- Written problem -
Which lines include the word "standalone"? Copy each of them.

- Input records -
↓↓↓

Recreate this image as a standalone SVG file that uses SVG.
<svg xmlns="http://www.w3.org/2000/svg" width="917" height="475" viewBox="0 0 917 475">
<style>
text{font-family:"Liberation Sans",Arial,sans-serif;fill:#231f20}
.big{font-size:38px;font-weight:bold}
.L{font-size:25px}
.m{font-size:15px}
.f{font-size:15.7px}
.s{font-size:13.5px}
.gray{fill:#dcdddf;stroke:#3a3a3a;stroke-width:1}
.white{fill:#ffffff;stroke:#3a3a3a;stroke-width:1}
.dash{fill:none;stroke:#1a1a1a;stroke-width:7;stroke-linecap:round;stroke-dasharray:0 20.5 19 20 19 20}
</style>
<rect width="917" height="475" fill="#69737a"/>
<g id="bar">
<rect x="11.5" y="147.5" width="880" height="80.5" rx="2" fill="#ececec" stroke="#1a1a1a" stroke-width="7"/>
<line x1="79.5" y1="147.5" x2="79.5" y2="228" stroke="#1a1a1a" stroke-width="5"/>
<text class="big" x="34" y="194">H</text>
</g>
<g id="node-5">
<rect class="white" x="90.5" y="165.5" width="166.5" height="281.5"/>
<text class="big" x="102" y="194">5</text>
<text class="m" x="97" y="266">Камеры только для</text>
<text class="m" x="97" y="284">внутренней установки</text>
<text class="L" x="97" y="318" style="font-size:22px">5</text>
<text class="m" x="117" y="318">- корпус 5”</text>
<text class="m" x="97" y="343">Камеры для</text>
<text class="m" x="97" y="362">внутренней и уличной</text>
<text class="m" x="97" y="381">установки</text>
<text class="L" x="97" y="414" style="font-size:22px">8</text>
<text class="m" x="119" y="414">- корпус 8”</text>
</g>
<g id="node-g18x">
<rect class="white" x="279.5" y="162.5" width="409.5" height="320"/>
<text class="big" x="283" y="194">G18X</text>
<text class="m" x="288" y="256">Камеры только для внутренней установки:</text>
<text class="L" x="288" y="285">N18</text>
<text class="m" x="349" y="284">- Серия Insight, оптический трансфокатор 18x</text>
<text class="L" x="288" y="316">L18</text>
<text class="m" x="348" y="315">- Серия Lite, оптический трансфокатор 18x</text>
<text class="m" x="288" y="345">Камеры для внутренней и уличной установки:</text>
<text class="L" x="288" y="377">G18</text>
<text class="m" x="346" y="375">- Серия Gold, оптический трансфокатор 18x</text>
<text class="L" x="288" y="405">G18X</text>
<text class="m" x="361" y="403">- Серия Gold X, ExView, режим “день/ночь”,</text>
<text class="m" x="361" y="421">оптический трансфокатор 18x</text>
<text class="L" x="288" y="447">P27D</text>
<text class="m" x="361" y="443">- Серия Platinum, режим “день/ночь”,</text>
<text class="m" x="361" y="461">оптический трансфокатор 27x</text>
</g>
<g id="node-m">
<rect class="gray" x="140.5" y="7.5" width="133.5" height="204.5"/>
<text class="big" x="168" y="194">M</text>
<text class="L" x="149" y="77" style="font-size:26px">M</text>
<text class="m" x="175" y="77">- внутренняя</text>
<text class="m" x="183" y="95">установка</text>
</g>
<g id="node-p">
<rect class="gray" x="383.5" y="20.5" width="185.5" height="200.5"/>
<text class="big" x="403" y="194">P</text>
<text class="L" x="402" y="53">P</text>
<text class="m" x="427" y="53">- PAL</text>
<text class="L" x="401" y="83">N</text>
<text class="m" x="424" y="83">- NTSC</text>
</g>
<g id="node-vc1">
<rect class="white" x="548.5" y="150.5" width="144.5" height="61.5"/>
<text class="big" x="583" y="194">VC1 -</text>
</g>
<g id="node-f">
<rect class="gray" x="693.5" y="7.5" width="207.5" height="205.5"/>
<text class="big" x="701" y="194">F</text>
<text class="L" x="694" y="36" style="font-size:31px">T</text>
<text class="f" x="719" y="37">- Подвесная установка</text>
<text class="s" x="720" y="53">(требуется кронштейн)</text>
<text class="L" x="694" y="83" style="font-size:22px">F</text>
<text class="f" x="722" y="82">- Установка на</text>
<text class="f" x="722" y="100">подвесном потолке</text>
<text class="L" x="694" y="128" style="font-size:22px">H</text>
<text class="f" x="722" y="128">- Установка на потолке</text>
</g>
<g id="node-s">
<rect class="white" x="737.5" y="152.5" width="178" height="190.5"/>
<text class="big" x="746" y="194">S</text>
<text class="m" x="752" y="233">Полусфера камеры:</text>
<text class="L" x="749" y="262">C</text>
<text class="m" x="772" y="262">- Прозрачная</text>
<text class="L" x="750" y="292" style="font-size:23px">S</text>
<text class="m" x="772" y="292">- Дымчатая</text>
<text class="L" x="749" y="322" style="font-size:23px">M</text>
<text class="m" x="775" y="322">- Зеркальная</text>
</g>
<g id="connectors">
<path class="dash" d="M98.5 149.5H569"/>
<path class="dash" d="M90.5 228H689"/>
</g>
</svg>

↑↑↑
↓↓↓

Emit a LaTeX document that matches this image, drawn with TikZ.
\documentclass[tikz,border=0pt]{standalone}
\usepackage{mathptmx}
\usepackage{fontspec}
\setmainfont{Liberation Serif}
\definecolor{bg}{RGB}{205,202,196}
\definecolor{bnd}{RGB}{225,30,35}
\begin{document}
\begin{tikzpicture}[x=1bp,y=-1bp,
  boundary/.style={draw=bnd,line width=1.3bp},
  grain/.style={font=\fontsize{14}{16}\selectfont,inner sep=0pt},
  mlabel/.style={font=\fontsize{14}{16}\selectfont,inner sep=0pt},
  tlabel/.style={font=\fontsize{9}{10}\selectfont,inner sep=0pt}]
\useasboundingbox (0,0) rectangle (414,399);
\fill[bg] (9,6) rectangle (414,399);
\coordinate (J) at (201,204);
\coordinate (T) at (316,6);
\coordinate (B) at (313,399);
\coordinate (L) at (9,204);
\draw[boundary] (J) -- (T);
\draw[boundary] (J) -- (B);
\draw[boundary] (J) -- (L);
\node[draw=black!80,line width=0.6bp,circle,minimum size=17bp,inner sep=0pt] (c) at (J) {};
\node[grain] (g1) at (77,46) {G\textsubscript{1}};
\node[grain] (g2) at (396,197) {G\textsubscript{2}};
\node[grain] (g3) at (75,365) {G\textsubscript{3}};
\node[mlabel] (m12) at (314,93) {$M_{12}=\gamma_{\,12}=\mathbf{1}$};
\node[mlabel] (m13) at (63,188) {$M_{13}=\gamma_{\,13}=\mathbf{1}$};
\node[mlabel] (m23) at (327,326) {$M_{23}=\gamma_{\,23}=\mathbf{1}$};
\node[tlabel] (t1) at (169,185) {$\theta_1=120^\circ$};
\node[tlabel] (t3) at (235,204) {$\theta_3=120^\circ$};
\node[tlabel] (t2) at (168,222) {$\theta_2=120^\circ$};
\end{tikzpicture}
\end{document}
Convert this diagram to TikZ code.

↑↑↑

- Written response -
Recreate this image as a standalone SVG file that uses SVG.
\documentclass[tikz,border=0pt]{standalone}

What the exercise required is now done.